List each line of the data that holds the string "script".

Data listing:
# # #

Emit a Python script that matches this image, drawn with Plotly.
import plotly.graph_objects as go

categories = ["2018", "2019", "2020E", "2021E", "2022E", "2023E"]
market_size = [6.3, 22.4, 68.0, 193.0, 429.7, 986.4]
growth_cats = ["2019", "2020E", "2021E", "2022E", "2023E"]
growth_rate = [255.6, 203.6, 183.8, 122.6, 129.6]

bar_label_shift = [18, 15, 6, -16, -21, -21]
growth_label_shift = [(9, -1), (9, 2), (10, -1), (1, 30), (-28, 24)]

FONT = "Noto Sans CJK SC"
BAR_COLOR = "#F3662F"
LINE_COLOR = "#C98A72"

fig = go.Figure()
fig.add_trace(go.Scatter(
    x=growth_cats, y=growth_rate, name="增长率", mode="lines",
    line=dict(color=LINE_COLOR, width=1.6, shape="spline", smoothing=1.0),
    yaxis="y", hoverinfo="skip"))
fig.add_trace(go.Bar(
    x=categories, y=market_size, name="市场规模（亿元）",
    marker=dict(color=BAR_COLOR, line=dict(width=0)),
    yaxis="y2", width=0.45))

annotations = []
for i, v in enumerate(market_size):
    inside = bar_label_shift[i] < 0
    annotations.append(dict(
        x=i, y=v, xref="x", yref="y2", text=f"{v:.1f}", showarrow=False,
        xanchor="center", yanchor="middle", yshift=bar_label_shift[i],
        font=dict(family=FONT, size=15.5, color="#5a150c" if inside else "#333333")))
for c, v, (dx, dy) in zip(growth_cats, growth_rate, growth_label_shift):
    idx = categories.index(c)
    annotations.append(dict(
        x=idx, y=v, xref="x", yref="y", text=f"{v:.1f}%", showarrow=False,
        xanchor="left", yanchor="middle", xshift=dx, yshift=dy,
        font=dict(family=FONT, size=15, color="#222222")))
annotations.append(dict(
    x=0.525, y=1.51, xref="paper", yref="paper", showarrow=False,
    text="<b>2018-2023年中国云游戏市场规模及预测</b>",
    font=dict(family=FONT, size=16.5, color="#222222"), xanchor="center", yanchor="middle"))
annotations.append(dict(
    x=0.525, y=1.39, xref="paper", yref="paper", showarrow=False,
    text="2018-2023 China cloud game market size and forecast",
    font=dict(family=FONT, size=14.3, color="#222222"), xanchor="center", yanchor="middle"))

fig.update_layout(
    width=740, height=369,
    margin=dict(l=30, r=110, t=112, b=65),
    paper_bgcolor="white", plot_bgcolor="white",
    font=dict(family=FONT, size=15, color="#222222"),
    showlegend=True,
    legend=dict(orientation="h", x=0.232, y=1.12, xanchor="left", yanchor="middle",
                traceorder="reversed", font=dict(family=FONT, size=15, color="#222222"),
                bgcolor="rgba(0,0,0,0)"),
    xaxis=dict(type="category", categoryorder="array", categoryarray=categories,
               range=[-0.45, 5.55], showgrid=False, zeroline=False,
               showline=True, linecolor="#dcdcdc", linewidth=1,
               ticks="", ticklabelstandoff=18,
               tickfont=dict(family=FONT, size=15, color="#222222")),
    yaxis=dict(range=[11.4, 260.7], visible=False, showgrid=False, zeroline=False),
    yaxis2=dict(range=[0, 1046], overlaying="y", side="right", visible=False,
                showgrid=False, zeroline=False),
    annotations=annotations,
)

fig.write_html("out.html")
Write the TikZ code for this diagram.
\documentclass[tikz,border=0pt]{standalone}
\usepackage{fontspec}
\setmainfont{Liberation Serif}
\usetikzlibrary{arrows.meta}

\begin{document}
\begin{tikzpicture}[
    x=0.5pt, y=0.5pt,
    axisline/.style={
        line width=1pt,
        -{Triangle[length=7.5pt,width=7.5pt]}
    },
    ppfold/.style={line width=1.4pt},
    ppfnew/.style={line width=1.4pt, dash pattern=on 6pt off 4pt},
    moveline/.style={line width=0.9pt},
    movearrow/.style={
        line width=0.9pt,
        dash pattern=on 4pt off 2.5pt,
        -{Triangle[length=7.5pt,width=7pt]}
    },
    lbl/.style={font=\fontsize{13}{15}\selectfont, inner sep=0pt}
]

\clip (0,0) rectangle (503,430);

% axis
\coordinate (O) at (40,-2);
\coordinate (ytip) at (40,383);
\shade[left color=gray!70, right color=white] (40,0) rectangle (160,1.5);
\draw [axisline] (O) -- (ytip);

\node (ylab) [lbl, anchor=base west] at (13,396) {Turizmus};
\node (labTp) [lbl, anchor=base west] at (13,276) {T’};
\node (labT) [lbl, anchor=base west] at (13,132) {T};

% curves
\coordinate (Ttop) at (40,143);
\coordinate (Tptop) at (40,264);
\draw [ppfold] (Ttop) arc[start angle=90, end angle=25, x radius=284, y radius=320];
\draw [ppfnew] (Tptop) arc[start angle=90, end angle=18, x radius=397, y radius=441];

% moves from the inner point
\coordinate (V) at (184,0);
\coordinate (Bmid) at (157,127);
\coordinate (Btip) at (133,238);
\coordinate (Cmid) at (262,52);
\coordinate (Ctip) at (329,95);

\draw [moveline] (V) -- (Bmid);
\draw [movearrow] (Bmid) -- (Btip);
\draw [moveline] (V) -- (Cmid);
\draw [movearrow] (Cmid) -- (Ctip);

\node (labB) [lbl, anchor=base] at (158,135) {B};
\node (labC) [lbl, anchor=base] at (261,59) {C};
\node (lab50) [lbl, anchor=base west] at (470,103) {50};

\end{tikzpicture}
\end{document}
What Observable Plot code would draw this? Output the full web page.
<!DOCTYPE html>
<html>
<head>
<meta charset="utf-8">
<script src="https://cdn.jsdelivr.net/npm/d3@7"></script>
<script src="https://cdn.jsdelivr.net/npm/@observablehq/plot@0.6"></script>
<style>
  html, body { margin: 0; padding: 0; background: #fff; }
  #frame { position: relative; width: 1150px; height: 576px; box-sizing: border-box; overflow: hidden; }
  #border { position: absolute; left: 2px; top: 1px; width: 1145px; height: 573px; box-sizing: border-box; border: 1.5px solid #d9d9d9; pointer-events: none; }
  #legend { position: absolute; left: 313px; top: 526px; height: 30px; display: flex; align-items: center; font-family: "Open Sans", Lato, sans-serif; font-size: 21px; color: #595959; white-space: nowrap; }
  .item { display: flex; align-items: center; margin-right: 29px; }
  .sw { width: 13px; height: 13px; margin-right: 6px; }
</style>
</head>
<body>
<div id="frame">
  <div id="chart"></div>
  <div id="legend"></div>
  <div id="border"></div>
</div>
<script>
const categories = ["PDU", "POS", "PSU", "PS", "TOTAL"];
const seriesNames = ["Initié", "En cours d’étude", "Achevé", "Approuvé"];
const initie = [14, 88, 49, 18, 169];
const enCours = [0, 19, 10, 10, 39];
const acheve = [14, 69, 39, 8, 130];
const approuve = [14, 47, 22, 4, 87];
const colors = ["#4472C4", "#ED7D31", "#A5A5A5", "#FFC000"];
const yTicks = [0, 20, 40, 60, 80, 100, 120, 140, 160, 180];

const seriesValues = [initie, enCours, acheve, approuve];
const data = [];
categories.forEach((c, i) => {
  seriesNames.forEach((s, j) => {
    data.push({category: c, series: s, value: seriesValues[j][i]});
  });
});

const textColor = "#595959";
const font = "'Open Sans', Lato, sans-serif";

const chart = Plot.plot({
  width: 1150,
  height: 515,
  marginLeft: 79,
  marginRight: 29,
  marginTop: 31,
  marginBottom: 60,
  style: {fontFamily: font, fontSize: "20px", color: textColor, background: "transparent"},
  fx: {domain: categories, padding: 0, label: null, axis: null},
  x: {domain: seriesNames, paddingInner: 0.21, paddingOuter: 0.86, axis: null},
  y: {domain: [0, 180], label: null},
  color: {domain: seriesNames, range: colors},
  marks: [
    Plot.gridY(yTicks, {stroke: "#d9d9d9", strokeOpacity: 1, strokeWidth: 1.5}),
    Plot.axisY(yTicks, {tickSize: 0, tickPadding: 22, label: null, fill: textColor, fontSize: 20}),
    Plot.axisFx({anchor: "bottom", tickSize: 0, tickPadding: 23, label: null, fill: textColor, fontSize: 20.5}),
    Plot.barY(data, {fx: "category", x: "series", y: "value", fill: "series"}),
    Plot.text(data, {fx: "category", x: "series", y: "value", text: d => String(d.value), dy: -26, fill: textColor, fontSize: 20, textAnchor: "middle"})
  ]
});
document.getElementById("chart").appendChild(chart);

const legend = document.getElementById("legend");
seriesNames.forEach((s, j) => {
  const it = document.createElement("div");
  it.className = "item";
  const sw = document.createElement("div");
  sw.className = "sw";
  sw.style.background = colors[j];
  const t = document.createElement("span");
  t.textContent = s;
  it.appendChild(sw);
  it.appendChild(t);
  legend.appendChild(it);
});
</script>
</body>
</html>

# # #

#### Exercise result:
Emit a Python script that matches this image, drawn with Plotly.
<script src="https://cdn.jsdelivr.net/npm/d3@7"></script>
<script src="https://cdn.jsdelivr.net/npm/@observablehq/plot@0.6"></script>
<script>
</script>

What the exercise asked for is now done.